Note that if we restrict the parameter space to be a proper subset of $(0,1)$, such as $(0.2,0.8)$, this is no longer true: $F_\theta(5)\nearrow F_{0.2}(5)=0.174\ldots<1$ as $\theta\searrow \inf\Theta=0.2$.

This property seems to hold for all commonly used exponential families, so my guess would be that if a counterexample exists it has to be somewhat pathological. It could perhaps involve functions that cause $\exp(<\theta,T(x)>)$ to blow up for some finite $(\theta,x)$, making its integral infinite. In some sense this would make the parameter space "restricted".
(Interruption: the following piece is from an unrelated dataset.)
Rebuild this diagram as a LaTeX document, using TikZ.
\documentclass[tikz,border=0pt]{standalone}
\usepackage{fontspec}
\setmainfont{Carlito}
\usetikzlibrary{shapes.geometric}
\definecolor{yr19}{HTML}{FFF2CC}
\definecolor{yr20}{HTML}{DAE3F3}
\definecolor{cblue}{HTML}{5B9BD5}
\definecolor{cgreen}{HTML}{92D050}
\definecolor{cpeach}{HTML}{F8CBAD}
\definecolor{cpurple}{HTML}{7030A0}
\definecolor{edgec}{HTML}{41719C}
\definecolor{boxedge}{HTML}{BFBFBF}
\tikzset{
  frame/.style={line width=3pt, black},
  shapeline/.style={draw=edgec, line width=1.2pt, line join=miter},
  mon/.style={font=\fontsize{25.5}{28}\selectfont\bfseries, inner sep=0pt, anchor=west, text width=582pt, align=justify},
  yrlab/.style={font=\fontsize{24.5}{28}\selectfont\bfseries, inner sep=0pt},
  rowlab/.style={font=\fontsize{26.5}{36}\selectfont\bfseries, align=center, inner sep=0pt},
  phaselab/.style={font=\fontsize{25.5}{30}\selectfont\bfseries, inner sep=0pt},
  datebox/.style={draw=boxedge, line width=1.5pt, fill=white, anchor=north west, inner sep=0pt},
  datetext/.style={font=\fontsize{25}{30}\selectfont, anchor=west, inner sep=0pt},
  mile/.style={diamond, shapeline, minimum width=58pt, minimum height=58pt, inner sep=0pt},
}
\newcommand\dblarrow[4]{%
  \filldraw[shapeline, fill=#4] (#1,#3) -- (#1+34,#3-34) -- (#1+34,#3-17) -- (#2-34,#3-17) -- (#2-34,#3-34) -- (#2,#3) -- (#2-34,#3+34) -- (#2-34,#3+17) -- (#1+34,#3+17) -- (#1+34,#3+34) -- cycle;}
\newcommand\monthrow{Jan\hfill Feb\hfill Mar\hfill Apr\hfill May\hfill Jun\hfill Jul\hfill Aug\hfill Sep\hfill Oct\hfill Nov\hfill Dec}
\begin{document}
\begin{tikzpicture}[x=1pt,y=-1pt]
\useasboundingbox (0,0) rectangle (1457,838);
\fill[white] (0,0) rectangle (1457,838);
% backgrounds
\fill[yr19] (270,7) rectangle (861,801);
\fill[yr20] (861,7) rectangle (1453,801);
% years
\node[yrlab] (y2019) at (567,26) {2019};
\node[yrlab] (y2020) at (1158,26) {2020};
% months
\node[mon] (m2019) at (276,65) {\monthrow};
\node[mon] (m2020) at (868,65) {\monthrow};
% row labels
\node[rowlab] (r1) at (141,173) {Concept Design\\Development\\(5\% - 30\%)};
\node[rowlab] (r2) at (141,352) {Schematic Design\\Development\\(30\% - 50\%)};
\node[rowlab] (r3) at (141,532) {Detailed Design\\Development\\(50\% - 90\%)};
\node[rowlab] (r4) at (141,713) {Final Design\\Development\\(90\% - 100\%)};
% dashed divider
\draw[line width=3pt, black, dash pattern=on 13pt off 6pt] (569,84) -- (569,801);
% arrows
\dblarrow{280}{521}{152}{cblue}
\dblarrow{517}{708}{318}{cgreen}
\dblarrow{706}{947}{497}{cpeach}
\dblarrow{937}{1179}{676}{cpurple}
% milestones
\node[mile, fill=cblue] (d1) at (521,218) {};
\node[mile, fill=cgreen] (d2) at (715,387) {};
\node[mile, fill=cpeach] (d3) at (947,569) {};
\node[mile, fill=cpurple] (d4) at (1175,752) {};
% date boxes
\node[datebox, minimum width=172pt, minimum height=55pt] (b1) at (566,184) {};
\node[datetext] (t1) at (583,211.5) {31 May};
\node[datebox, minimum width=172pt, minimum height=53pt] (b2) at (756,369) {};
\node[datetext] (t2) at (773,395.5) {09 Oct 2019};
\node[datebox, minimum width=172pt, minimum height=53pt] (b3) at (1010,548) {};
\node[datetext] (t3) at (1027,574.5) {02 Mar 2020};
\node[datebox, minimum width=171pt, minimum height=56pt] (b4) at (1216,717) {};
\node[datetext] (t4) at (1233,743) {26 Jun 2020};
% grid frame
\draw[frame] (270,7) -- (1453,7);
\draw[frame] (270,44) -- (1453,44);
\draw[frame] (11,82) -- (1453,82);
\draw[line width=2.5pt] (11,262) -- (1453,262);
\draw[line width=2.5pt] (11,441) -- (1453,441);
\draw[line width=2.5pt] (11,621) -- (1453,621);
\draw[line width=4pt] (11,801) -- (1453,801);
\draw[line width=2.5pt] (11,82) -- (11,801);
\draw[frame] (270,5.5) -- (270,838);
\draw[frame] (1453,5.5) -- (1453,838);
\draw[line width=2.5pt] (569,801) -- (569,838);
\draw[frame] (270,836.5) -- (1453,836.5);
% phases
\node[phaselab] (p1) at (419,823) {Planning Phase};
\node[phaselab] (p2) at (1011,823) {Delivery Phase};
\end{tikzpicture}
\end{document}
A "trivial" example is perhaps the Bernoulli(p) distribution, since its sample space equals its own boundary, so that only one of the limits can be attained for each point in the sample space. But that's a wee bit boring, and I'd much rather have example where at least one point of the sample space is not in the boundary.
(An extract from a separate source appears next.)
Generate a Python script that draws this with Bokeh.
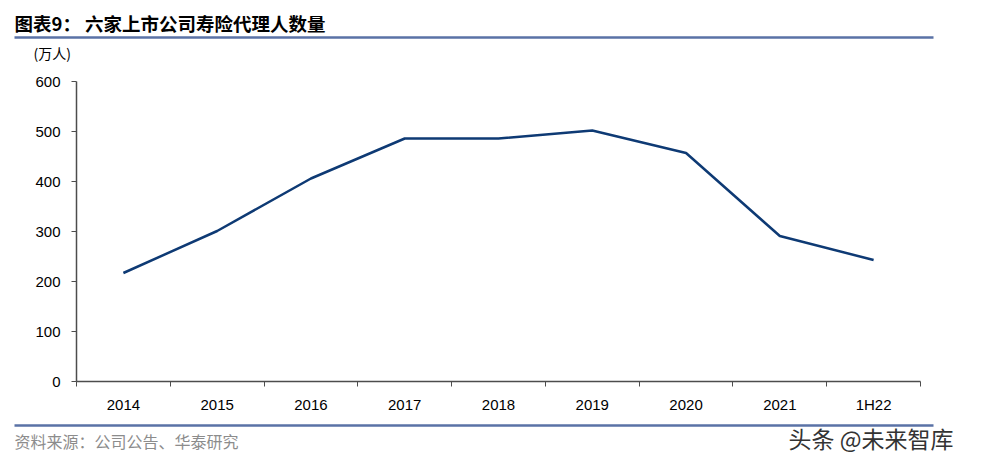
from bokeh.plotting import figure
from bokeh.layouts import column
from bokeh.models import Range1d, FixedTicker, Label, ColumnDataSource
from bokeh.embed import file_html
from bokeh.resources import INLINE

categories = ["2014", "2015", "2016", "2017", "2018", "2019", "2020", "2021", "1H22"]
agents = [217, 301, 406, 486, 486, 502, 457, 291, 243]
y_ticks = [0, 100, 200, 300, 400, 500, 600]

title_text = "图表9：  六家上市公司寿险代理人数量"
unit_text = "(万人)"
source_text = "资料来源：公司公告、华泰研究"
watermark_text = "头条 @未来智库"

W = 968
RULE = "#5a72a6"


def blank(h):
    f = figure(width=W, height=h, output_backend="svg", toolbar_location=None,
               x_range=Range1d(0, W), y_range=Range1d(h, 0),
               x_axis_location=None, y_axis_location=None,
               min_border=0, min_border_left=0, min_border_right=0,
               min_border_top=0, min_border_bottom=0)
    f.outline_line_color = None
    f.xgrid.grid_line_color = None
    f.ygrid.grid_line_color = None
    f.frame_align = False
    return f

# header: page y 0..70
HH = 70
hdr = blank(HH)
hdr.add_layout(Label(x=14, y=22, text=title_text,
                     text_font="Noto Sans CJK SC", text_font_style="bold", text_font_size="18.5px",
                     text_color="#000000", text_baseline="middle", text_align="left"))
hdr.line(x=[14, 933], y=[37, 37], line_color=RULE, line_width=2.5)
hdr.add_layout(Label(x=33, y=52, text=unit_text,
                     text_font="Noto Sans CJK SC", text_font_size="14px",
                     text_color="#000000", text_baseline="middle", text_align="left"))

# main chart: page y 70..415, frame 81..383, x 76..920
MH = 345
p = figure(width=W, height=MH, output_backend="svg", toolbar_location=None,
           x_range=Range1d(0, len(categories)), y_range=Range1d(0, 600),
           min_border_left=76, min_border_right=W - 920, min_border_top=11,
           min_border_bottom=MH - 11 - 302)
p.outline_line_color = None
p.xgrid.grid_line_color = None
p.ygrid.grid_line_color = None
p.frame_align = False

xs = [i + 0.5 for i in range(len(categories))]
src = ColumnDataSource(dict(x=xs, y=agents))
p.line("x", "y", source=src, line_color="#0e3a74", line_width=2.5)

axis_color = "#4d4d4d"
xa = p.xaxis[0]
xa.ticker = FixedTicker(ticks=xs, minor_ticks=list(range(len(categories) + 1)))
xa.major_label_overrides = {x: c for x, c in zip(xs, categories)}
xa.major_tick_out = 0
xa.major_tick_in = 0
xa.minor_tick_out = 5
xa.minor_tick_in = 0
xa.minor_tick_line_color = axis_color
xa.axis_line_color = axis_color
xa.axis_line_width = 1.5
xa.major_label_standoff = 9
xa.major_label_text_font = "Liberation Sans"
xa.major_label_text_font_size = "15px"
xa.major_label_text_color = "#000000"

ya = p.yaxis[0]
ya.ticker = FixedTicker(ticks=y_ticks, minor_ticks=[])
ya.major_tick_out = 5
ya.major_tick_in = 0
ya.major_tick_line_color = axis_color
ya.axis_line_color = axis_color
ya.axis_line_width = 1.5
ya.major_label_standoff = 11
ya.major_label_text_font = "Liberation Sans"
ya.major_label_text_font_size = "15px"
ya.major_label_text_color = "#000000"

# footer: page y 415..465
FH = 50
ftr = blank(FH)
ftr.line(x=[14, 933], y=[10, 10], line_color=RULE, line_width=2.5)
ftr.add_layout(Label(x=14, y=25, text=source_text,
                     text_font="Noto Sans CJK SC", text_font_size="16px",
                     text_color="#8c8c8c", text_baseline="middle", text_align="left"))
ftr.add_layout(Label(x=788, y=22, text=watermark_text,
                     text_font="Noto Sans CJK SC", text_font_size="23px",
                     text_color="#333333", text_baseline="middle", text_align="left"))

layout = column(hdr, p, ftr, spacing=0)
open("out.html", "w").write(file_html(layout, INLINE))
• Is it possible that only discrete distributions of the one parameter exponential family are stochastically increasing? Because, say, the exponential, the chi-square, and the beta with one parameter fixed, exhibit the opposite relation between the cdf and the parameter. Apr 19, 2014 at 0:09
• @Alecos: that would have been helpful, but is sadly not the case. Whether it increases or decreases is a matter of parametrization. In the case of the exponential distribution, for instance, it will be increasing or decreasing depending on whether one uses $E(X)$ or $1/E(X)$ as the parameter. Apr 19, 2014 at 9:39
• If we are not restricted to natural parametrization, finding a counterexample is easier (see my answer). However, even with $\eta(\theta) = \theta$ we can go from decreasing to increasing by flipping the sign of $T(x)$. Apr 19, 2014 at 13:35
• Note that the natural parameter for binomial is the log-odds $\log \left(\frac {p }{1-p}\right)$. But this is a monotonic increasing function of $p$ so the result is the same. Apr 19, 2014 at 23:20
• Juho: to be really interesting, the parametrization should be equivalent to that using the natural parameter. Perhaps my binomial example illustrates what a "valid" parametrization would be: as @probabilityislogic pointed out, I didn't use the natural parametrization in my example, but one which is a bijection of the natural parameter. Apr 20, 2014 at 18:56

If discontinuities in the density is allowed, it is possible to construct a distribution that repeats itself over two consecutive intervals, which bounds the CDF at the first interval to $[0,0.5]$ and at the second interval to $[0.5,1]$. For example, let $$h(x) = 1, x\in [0,4]$$ $$T(x) = \left\{ \begin{array}{ll} 1 & \quad x \in [0,1) \cup[2,3) \\ 2 & \quad x \in [1,2) \cup [3,4] \end{array} \right.$$ Now, for a density proportional to $h(x)e^{\theta T(x)}$, the CDF is $$F_\theta(x) = \left\{ \begin{array}{ll} \frac{1}{2}\,\frac{x}{1+e^\theta} & \quad x \in [0,1) \\ \frac{1}{2}\, \frac{1 + (x-1)e^\theta}{1+e^\theta} & \quad x \in [1,2) \\ \frac{1}{2} + \frac{1}{2}\,\frac{x-2}{1+e^\theta} & \quad x \in [2,3) \\ \frac{1}{2} + \frac{1}{2}\, \frac{1 + (x-3)e^\theta}{1+e^\theta} & \quad x \in [3,4) \\ \end{array} \right.$$ which is decreasing as a function of $\theta$ for any $x$ in the sample space, but, for example, $$\lim_{\theta \rightarrow \infty} F_\theta(2.1) = \frac{1}{2}.$$
Based on comments, we are not restricted to considering the natural parameter but are allowed to use the general form $$f_\theta(x) \propto h(x) e^{T(x)\eta(\theta)}$$ In this case, it is possible to 'cheat' by constructing $\eta$ so that some values in the natural space of $\eta$ are not reached with any $\theta$. For example, let $$f_\theta(x) \propto e^{-x\,\frac{1}{1+e^\theta}},~x\geq0$$ This is a (strangely parametrized) exponential distribution with CDF $$F_\theta(x) = 1 - e^{-x / ({1+e^\theta})},$$ which is a decreasing function for $\theta$ as desired. However, $$\lim_{\theta\rightarrow -\infty} F_\theta(x) = 1-e^{-x} < 1.$$ The case with natural parametrization $(\eta(\theta) = \theta)$ remains open (at least to me).